At Friday's sentencing, Tauranga District Court Judge Peter Rollo said he believed Danby had used cannabis for pain relief but doubted it was as effective as she made out.

"You had a very full life, despite mature years, quite inconsistent with the amount of pain you should have been in and quite inconsistent with the amount of cannabis you told the jury you used on a daily basis," the judge said.

During Danby's February trial, police said if she and McKinney had not sold any cannabis during one 13-month period alone, they would have had to have smoked more than 8300 cannabis joints which was almost 20 a day.

But when that figure was put to her, Danby told the court: "We still found between harvest and the next one that we were afraid of running out. The amounts we were using were well within international guidelines for pain relief."

But Judge Rollo said Danby had been "less than economical" with the truth during her trial and had given the court a "rather untruthful account" of her offending. She was an "enigma" who broke several drug-dealing stereotypes.

During their February, 2007 raid on Danby's home, police found 12 cannabis

plants growing in pots behind the house, 11 cannabis clones being grown under light inside the home and five further cannabis seedlings in the garden.

Almost two ounces were found divided between several containers in the house.

More than $9000 cash was taken from Danby and a stack of $20 bills from McKinney after police spotted him trying to bury them in the garden.

In sentencing Danby, Judge Rollo said the most telling piece of evidence police collected during the raid was Danby's diary, detailing harvest yields as far back as September 2004, growing methods, "tick lists" of customer debts and payments, and lists of products used to boost the drugs' growth.

Danby claims none of the transactions related to cannabis sales.

Danby was only charged for growing between October 2006 and February 2007.

"You were caught red-handed with all the incriminating evidence present," Judge Rollo said.

Danby said although she was feeling the weight of the law "her community" never judged her.

"Not one person," she said. "The first thing everyone does is laugh.

"Thinking has moved on to do with cannabis and it's like, if you're using it, like I said I was using it for pain relief, they're respectful of that."

Sitting in a padded arthritis support chair at her home, Danby said the main lesson in her arrest was "don't grow in your own back yard".

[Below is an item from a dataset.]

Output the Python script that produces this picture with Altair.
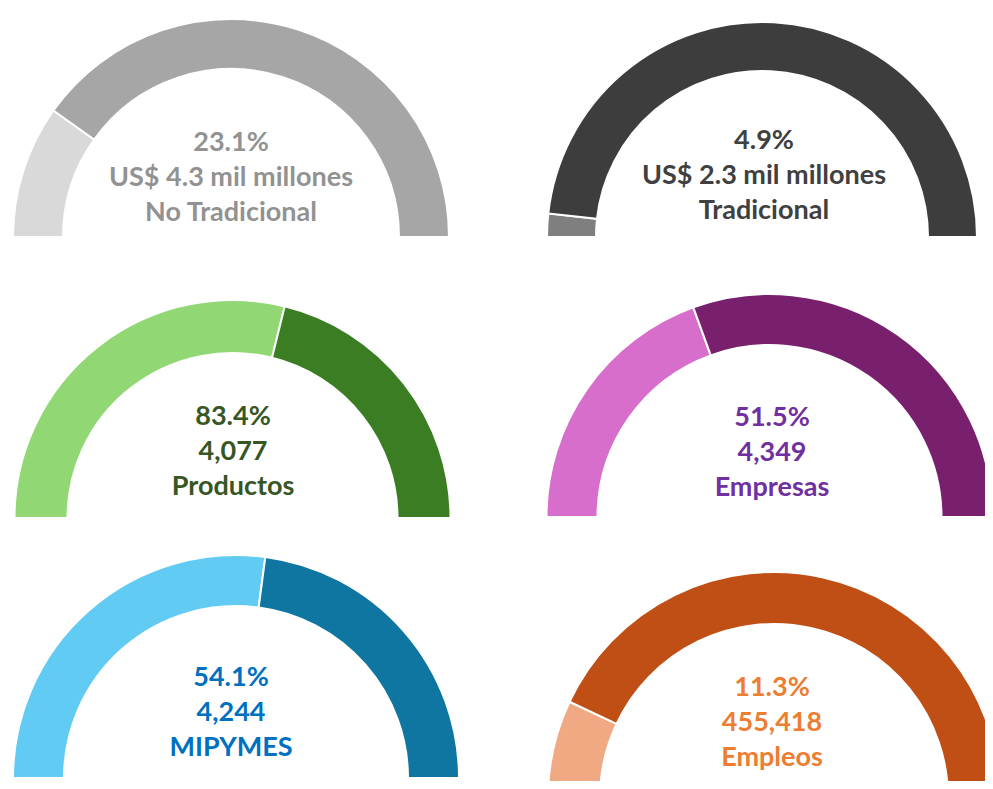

Danby started growing cannabis with seeds she had collected from "tinnies" and used her garage, which she claims was already in use for her perennial Hosta plants.

"It wasn't difficult ... because I had a lot of plant knowledge. What was new for me was growing indoors," Danby said.

"But I was several months ahead with my Hostas when I started (growing cannabis), so it was whatever I had learned with them I could just transfer over to the cannabis."

By the time police raided Danby's home she had ceased the indoor operation in favour of growing in her back garden, a decision motivated more by fears her crop would be stolen than the possibility of arrest.

"It was nerve-racking growing it down there (in the shed) because every time a car pulls up at night you're worried about whether people have worked out that you've got it there," Danby said.

"You know there are a lot of people in the district that would just steal it."

Despite her conviction, Danby believes most people consider laws banning cannabis are "a waste of time".

She says the drug needs to be regulated, not prohibited.

She firmly believes cannabis should also be available for medicinal purposes.

A Ministry of Health spokesman earlier this week said the ministry does "not support the smoking of any part of the cannabis plant for medical purposes".

The Ministry does however support Sativex, a mouth spray containing cannabis, and since gaining approval last year the ministry has allowed five applicants to use it.

McKinney was also sentenced at Tauranga District Court on Friday to one year's home detention and 300 hours community work on the same charges Danby faced. A suitable home detention address however couldn't be found, so his sentencing will be concluded next month.